*What you should do:* Begin at the first line and end at the line containing "plt.rcParams['font.family'] = ['Liberation". Extract exactly those lines.

*Data section:*
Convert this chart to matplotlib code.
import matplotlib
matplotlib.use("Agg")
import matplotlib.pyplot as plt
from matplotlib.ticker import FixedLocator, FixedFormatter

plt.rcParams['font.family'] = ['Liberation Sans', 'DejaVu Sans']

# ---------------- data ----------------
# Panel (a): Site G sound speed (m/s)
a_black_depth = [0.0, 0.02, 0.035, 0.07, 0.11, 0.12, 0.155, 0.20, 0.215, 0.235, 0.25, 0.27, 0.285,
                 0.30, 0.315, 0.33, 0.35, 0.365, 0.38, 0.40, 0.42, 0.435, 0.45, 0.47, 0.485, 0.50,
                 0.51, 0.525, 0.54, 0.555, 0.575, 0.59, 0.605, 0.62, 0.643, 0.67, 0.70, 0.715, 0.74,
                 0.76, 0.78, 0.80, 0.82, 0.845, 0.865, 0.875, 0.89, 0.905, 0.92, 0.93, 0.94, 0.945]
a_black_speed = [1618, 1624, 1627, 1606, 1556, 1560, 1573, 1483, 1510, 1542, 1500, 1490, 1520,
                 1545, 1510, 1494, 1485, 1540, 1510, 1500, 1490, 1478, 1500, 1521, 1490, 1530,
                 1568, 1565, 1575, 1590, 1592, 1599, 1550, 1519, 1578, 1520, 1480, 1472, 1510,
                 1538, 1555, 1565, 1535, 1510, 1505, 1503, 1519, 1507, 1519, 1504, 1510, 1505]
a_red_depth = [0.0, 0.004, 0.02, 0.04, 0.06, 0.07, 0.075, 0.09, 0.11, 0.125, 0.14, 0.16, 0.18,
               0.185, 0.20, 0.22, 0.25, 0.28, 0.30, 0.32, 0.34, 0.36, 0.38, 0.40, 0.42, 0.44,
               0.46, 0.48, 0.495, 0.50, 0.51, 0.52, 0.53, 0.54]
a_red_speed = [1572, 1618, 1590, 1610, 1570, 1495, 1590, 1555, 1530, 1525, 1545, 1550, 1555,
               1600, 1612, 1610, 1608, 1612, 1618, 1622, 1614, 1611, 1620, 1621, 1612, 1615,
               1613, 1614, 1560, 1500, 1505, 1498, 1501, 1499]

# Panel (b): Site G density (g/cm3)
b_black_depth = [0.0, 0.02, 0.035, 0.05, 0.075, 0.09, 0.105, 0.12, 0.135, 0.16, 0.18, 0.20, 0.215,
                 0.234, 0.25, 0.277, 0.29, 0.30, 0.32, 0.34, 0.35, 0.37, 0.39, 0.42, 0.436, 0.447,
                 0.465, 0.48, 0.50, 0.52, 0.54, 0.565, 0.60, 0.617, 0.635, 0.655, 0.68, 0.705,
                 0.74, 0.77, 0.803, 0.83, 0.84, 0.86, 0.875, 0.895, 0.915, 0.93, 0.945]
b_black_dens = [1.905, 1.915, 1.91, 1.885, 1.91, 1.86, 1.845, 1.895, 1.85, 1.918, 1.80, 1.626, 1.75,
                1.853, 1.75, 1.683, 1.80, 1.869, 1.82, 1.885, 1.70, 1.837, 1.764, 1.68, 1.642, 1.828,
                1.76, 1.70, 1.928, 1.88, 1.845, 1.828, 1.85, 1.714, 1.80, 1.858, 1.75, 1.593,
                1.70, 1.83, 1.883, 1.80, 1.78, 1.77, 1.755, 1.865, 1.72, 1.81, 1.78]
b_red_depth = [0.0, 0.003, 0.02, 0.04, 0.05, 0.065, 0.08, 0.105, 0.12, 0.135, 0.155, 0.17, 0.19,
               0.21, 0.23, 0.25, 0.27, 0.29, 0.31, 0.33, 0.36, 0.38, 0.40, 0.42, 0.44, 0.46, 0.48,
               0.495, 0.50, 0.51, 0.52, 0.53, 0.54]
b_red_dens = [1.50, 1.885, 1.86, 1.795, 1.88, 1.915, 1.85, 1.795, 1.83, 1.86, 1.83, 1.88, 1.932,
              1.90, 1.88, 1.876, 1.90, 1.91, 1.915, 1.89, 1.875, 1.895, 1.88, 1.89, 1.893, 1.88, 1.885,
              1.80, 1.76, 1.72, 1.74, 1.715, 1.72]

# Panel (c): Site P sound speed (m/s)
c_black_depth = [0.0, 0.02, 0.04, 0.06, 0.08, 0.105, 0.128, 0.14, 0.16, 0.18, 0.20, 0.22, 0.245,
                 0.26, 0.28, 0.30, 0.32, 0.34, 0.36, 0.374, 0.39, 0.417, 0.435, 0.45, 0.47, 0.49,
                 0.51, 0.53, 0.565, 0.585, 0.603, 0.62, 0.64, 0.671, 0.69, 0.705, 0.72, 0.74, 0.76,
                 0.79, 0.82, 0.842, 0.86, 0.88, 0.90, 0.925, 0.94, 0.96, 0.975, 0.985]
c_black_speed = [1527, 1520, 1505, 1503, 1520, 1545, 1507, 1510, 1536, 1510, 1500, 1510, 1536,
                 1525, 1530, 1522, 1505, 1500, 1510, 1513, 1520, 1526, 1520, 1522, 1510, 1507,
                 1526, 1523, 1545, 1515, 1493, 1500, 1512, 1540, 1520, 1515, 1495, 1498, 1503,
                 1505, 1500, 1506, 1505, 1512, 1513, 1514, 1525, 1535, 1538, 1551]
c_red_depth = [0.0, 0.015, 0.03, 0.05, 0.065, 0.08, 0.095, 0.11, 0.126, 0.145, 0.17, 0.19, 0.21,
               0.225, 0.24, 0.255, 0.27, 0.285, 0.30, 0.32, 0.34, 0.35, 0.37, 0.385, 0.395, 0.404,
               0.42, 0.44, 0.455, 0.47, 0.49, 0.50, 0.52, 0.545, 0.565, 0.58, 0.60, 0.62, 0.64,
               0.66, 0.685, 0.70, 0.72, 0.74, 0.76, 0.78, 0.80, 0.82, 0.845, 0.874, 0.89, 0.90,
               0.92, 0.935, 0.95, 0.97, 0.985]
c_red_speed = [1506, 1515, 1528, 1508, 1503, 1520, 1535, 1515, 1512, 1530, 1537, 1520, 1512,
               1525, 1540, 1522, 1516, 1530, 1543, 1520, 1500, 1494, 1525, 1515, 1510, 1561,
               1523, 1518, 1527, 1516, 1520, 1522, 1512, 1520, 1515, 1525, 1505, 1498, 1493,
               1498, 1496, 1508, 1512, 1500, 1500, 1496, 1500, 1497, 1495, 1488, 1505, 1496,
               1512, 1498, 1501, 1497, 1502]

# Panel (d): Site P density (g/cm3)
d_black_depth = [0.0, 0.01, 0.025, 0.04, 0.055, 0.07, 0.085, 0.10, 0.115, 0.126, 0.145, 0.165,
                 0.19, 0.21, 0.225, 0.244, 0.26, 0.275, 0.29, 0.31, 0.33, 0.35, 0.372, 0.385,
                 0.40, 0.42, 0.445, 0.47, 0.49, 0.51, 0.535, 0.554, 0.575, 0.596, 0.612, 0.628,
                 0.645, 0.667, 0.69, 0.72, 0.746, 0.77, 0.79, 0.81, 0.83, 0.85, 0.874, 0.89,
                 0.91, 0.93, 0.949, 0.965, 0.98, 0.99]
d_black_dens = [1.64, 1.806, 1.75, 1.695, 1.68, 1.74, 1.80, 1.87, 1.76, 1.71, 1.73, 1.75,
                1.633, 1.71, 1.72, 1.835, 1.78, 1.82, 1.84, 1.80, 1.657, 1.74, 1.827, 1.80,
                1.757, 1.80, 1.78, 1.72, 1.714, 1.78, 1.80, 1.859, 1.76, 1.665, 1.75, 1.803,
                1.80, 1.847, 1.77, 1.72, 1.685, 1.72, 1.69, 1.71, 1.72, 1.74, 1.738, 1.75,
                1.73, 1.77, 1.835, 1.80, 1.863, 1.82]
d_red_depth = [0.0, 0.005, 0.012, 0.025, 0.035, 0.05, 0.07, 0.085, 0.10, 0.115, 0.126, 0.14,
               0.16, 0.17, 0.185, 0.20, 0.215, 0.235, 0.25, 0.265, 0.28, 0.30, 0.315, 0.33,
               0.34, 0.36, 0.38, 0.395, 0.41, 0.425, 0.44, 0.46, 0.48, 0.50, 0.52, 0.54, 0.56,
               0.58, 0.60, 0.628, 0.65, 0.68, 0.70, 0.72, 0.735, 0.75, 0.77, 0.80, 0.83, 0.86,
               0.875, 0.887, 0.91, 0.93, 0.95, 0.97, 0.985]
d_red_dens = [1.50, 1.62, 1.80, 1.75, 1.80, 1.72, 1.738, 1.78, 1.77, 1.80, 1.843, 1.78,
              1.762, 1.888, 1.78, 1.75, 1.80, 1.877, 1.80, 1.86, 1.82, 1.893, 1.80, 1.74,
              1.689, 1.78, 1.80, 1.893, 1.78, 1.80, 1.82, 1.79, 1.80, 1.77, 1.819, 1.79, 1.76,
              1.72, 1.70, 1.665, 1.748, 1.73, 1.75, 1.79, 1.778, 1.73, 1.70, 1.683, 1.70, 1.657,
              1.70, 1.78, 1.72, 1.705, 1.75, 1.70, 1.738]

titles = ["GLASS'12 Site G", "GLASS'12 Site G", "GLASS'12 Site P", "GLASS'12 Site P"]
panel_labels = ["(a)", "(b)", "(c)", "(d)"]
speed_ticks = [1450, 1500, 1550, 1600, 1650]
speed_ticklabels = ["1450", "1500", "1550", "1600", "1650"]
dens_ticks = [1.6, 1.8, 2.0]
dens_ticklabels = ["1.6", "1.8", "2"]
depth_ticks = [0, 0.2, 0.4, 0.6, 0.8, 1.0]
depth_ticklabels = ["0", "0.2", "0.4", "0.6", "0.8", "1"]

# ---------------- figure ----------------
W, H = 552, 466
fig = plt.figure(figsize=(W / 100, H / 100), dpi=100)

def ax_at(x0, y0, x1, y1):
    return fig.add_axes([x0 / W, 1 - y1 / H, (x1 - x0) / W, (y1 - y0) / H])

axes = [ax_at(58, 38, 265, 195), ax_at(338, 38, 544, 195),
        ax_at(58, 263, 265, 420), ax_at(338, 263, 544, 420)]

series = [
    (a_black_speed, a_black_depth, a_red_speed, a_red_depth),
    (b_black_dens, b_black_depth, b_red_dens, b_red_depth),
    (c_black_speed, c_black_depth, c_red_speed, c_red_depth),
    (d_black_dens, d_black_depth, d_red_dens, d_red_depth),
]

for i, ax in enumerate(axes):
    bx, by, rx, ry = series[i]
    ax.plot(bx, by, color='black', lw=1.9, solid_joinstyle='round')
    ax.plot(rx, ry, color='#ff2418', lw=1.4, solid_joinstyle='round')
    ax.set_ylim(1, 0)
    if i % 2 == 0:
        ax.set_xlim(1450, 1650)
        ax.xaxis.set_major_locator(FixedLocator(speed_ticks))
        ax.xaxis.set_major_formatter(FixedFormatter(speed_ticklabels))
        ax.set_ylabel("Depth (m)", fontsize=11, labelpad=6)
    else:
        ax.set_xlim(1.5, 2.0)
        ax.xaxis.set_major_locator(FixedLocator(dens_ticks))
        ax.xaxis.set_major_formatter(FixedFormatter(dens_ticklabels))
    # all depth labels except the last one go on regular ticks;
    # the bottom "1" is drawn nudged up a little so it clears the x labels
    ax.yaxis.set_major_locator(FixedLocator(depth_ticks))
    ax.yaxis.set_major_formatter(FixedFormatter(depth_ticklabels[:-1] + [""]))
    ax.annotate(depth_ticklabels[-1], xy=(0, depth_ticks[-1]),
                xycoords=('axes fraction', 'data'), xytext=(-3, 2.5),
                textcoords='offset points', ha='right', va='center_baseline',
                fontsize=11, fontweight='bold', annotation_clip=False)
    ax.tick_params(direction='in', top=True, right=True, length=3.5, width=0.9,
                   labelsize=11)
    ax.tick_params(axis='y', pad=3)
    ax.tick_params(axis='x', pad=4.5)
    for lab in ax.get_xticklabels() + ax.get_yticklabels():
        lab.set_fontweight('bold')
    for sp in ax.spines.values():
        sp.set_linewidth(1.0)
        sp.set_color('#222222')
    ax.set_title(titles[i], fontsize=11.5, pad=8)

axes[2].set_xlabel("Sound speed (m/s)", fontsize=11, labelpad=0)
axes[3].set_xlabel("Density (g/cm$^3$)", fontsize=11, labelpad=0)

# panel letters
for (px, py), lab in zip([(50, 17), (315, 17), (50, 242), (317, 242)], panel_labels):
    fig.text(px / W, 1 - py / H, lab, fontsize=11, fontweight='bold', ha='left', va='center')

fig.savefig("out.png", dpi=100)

*Solution for this problem:*
Convert this chart to matplotlib code.
import matplotlib
matplotlib.use("Agg")
import matplotlib.pyplot as plt
from matplotlib.ticker import FixedLocator, FixedFormatter

plt.rcParams['font.family'] = ['Liberation Sans', 'DejaVu Sans']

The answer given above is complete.